Task to carry out:
Reproduce the records that follow in full, excluding any picture they contain.

______________________________

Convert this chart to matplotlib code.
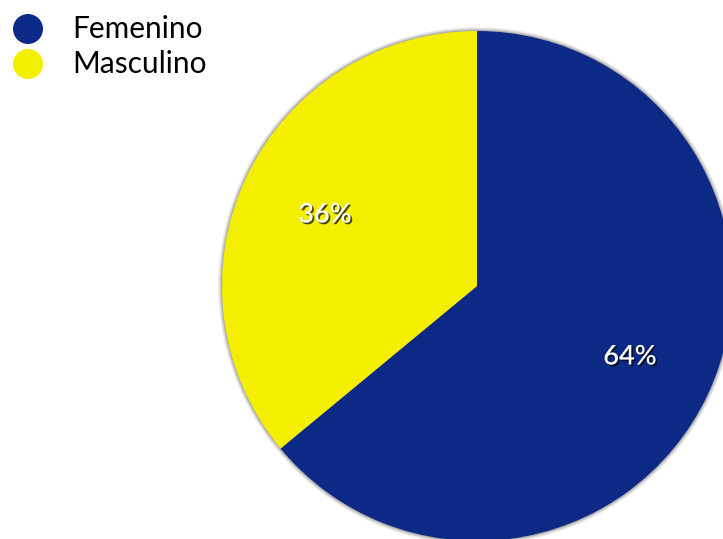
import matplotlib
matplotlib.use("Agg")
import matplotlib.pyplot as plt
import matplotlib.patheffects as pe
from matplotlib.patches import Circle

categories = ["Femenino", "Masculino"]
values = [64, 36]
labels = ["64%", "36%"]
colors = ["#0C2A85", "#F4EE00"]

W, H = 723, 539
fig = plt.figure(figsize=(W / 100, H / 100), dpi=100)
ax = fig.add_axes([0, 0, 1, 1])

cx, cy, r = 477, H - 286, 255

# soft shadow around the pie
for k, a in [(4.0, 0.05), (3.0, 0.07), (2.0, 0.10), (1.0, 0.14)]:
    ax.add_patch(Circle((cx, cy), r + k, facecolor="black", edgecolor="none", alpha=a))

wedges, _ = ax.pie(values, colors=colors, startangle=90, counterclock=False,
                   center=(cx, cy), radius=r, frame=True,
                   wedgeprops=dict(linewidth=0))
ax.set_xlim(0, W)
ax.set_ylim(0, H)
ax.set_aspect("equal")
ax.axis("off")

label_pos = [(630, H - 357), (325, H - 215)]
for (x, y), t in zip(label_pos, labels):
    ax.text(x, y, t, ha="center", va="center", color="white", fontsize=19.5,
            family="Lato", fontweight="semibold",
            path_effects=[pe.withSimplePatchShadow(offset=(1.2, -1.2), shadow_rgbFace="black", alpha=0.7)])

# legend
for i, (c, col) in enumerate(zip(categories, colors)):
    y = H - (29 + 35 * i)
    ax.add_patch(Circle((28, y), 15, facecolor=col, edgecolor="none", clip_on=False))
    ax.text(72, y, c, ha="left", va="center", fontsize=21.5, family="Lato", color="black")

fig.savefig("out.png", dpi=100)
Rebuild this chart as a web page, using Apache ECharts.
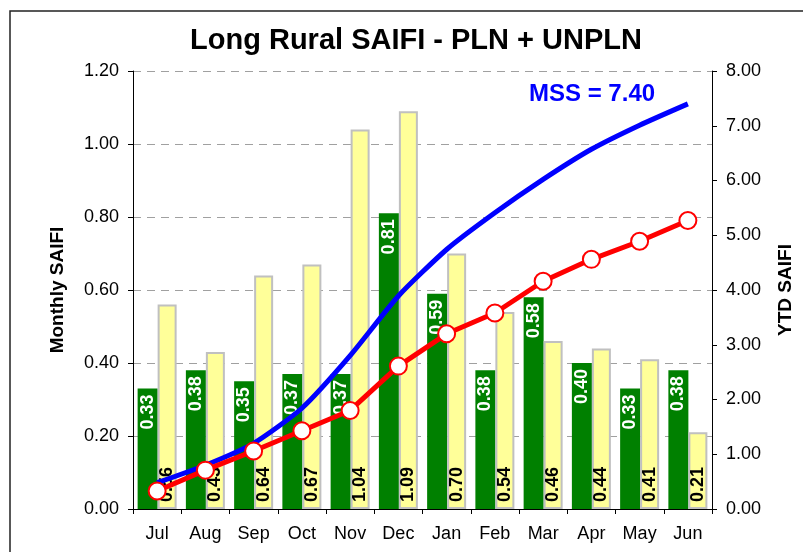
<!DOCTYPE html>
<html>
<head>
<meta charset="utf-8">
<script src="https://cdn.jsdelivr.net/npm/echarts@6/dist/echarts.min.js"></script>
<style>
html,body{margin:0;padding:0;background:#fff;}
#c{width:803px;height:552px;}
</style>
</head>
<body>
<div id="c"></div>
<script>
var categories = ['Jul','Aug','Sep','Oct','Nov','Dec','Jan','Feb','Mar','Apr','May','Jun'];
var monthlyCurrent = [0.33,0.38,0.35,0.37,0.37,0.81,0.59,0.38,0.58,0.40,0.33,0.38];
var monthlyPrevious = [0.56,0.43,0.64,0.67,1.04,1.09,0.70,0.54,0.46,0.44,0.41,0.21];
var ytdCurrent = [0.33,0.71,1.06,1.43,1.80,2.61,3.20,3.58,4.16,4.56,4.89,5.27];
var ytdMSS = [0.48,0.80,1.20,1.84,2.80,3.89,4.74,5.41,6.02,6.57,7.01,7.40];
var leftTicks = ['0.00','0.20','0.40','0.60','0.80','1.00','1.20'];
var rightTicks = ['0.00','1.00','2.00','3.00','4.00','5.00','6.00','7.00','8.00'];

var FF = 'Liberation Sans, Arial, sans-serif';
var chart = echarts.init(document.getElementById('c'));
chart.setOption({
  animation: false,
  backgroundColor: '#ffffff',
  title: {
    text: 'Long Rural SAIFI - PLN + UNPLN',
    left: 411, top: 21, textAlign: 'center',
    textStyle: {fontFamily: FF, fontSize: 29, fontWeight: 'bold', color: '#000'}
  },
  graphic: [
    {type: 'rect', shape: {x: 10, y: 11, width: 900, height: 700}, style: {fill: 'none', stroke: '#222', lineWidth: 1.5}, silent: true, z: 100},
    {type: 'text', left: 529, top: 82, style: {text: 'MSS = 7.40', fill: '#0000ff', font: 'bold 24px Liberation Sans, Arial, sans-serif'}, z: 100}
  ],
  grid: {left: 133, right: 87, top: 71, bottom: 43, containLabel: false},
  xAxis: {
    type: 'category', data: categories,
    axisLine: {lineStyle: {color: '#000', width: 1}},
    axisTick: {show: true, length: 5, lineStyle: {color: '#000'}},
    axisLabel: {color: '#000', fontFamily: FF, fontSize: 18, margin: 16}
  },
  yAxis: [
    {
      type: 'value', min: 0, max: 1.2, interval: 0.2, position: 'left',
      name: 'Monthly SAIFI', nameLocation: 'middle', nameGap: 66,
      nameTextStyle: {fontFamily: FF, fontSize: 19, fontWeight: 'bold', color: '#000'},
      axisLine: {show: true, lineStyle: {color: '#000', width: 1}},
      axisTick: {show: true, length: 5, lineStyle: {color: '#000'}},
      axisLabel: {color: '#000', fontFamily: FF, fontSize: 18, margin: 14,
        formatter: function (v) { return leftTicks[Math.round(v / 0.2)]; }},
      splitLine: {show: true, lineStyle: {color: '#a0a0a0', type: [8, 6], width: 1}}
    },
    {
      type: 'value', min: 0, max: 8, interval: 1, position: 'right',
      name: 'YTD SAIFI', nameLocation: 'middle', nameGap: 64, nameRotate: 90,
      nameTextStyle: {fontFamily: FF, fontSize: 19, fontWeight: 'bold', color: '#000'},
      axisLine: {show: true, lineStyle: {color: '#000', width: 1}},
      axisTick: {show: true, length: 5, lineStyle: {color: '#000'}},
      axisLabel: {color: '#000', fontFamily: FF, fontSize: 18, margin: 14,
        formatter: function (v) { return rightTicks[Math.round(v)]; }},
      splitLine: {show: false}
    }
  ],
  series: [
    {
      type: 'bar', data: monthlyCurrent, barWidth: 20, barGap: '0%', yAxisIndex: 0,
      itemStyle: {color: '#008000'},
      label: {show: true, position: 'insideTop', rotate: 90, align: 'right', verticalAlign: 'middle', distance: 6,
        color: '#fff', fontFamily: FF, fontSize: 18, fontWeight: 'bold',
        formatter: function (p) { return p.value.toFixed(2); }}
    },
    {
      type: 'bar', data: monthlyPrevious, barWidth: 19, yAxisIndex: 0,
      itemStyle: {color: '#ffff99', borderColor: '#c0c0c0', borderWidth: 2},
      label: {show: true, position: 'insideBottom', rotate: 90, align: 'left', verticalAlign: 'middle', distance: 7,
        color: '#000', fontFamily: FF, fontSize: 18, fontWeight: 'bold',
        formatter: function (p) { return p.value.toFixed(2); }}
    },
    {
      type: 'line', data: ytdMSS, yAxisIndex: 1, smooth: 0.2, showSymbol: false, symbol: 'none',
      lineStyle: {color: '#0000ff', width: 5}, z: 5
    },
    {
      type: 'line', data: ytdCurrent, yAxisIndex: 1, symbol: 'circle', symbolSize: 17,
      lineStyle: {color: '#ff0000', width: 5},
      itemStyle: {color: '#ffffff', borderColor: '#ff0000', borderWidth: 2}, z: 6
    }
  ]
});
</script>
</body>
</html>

______________________________

Output of the task:
Convert this chart to matplotlib code.
import matplotlib
matplotlib.use("Agg")
import matplotlib.pyplot as plt
import matplotlib.patheffects as pe
from matplotlib.patches import Circle

categories = ["Femenino", "Masculino"]
values = [64, 36]
labels = ["64%", "36%"]
colors = ["#0C2A85", "#F4EE00"]

W, H = 723, 539
fig = plt.figure(figsize=(W / 100, H / 100), dpi=100)
ax = fig.add_axes([0, 0, 1, 1])

cx, cy, r = 477, H - 286, 255

# soft shadow around the pie
for k, a in [(4.0, 0.05), (3.0, 0.07), (2.0, 0.10), (1.0, 0.14)]:
    ax.add_patch(Circle((cx, cy), r + k, facecolor="black", edgecolor="none", alpha=a))

wedges, _ = ax.pie(values, colors=colors, startangle=90, counterclock=False,
                   center=(cx, cy), radius=r, frame=True,
                   wedgeprops=dict(linewidth=0))
ax.set_xlim(0, W)
ax.set_ylim(0, H)
ax.set_aspect("equal")
ax.axis("off")

label_pos = [(630, H - 357), (325, H - 215)]
for (x, y), t in zip(label_pos, labels):
    ax.text(x, y, t, ha="center", va="center", color="white", fontsize=19.5,
            family="Lato", fontweight="semibold",
            path_effects=[pe.withSimplePatchShadow(offset=(1.2, -1.2), shadow_rgbFace="black", alpha=0.7)])

# legend
for i, (c, col) in enumerate(zip(categories, colors)):
    y = H - (29 + 35 * i)
    ax.add_patch(Circle((28, y), 15, facecolor=col, edgecolor="none", clip_on=False))
    ax.text(72, y, c, ha="left", va="center", fontsize=21.5, family="Lato", color="black")

fig.savefig("out.png", dpi=100)
Rebuild this chart as a web page, using Apache ECharts.
<!DOCTYPE html>
<html>
<head>
<meta charset="utf-8">
<script src="https://cdn.jsdelivr.net/npm/echarts@6/dist/echarts.min.js"></script>
<style>
html,body{margin:0;padding:0;background:#fff;}
#c{width:803px;height:552px;}
</style>
</head>
<body>
<div id="c"></div>
<script>
var categories = ['Jul','Aug','Sep','Oct','Nov','Dec','Jan','Feb','Mar','Apr','May','Jun'];
var monthlyCurrent = [0.33,0.38,0.35,0.37,0.37,0.81,0.59,0.38,0.58,0.40,0.33,0.38];
var monthlyPrevious = [0.56,0.43,0.64,0.67,1.04,1.09,0.70,0.54,0.46,0.44,0.41,0.21];
var ytdCurrent = [0.33,0.71,1.06,1.43,1.80,2.61,3.20,3.58,4.16,4.56,4.89,5.27];
var ytdMSS = [0.48,0.80,1.20,1.84,2.80,3.89,4.74,5.41,6.02,6.57,7.01,7.40];
var leftTicks = ['0.00','0.20','0.40','0.60','0.80','1.00','1.20'];
var rightTicks = ['0.00','1.00','2.00','3.00','4.00','5.00','6.00','7.00','8.00'];

var FF = 'Liberation Sans, Arial, sans-serif';
var chart = echarts.init(document.getElementById('c'));
chart.setOption({
  animation: false,
  backgroundColor: '#ffffff',
  title: {
    text: 'Long Rural SAIFI - PLN + UNPLN',
    left: 411, top: 21, textAlign: 'center',
    textStyle: {fontFamily: FF, fontSize: 29, fontWeight: 'bold', color: '#000'}
  },
  graphic: [
    {type: 'rect', shape: {x: 10, y: 11, width: 900, height: 700}, style: {fill: 'none', stroke: '#222', lineWidth: 1.5}, silent: true, z: 100},
    {type: 'text', left: 529, top: 82, style: {text: 'MSS = 7.40', fill: '#0000ff', font: 'bold 24px Liberation Sans, Arial, sans-serif'}, z: 100}
  ],
  grid: {left: 133, right: 87, top: 71, bottom: 43, containLabel: false},
  xAxis: {
    type: 'category', data: categories,
    axisLine: {lineStyle: {color: '#000', width: 1}},
    axisTick: {show: true, length: 5, lineStyle: {color: '#000'}},
    axisLabel: {color: '#000', fontFamily: FF, fontSize: 18, margin: 16}
  },
  yAxis: [
    {
      type: 'value', min: 0, max: 1.2, interval: 0.2, position: 'left',
      name: 'Monthly SAIFI', nameLocation: 'middle', nameGap: 66,
      nameTextStyle: {fontFamily: FF, fontSize: 19, fontWeight: 'bold', color: '#000'},
      axisLine: {show: true, lineStyle: {color: '#000', width: 1}},
      axisTick: {show: true, length: 5, lineStyle: {color: '#000'}},
      axisLabel: {color: '#000', fontFamily: FF, fontSize: 18, margin: 14,
        formatter: function (v) { return leftTicks[Math.round(v / 0.2)]; }},
      splitLine: {show: true, lineStyle: {color: '#a0a0a0', type: [8, 6], width: 1}}
    },
    {
      type: 'value', min: 0, max: 8, interval: 1, position: 'right',
      name: 'YTD SAIFI', nameLocation: 'middle', nameGap: 64, nameRotate: 90,
      nameTextStyle: {fontFamily: FF, fontSize: 19, fontWeight: 'bold', color: '#000'},
      axisLine: {show: true, lineStyle: {color: '#000', width: 1}},
      axisTick: {show: true, length: 5, lineStyle: {color: '#000'}},
      axisLabel: {color: '#000', fontFamily: FF, fontSize: 18, margin: 14,
        formatter: function (v) { return rightTicks[Math.round(v)]; }},
      splitLine: {show: false}
    }
  ],
  series: [
    {
      type: 'bar', data: monthlyCurrent, barWidth: 20, barGap: '0%', yAxisIndex: 0,
      itemStyle: {color: '#008000'},
      label: {show: true, position: 'insideTop', rotate: 90, align: 'right', verticalAlign: 'middle', distance: 6,
        color: '#fff', fontFamily: FF, fontSize: 18, fontWeight: 'bold',
        formatter: function (p) { return p.value.toFixed(2); }}
    },
    {
      type: 'bar', data: monthlyPrevious, barWidth: 19, yAxisIndex: 0,
      itemStyle: {color: '#ffff99', borderColor: '#c0c0c0', borderWidth: 2},
      label: {show: true, position: 'insideBottom', rotate: 90, align: 'left', verticalAlign: 'middle', distance: 7,
        color: '#000', fontFamily: FF, fontSize: 18, fontWeight: 'bold',
        formatter: function (p) { return p.value.toFixed(2); }}
    },
    {
      type: 'line', data: ytdMSS, yAxisIndex: 1, smooth: 0.2, showSymbol: false, symbol: 'none',
      lineStyle: {color: '#0000ff', width: 5}, z: 5
    },
    {
      type: 'line', data: ytdCurrent, yAxisIndex: 1, symbol: 'circle', symbolSize: 17,
      lineStyle: {color: '#ff0000', width: 5},
      itemStyle: {color: '#ffffff', borderColor: '#ff0000', borderWidth: 2}, z: 6
    }
  ]
});
</script>
</body>
</html>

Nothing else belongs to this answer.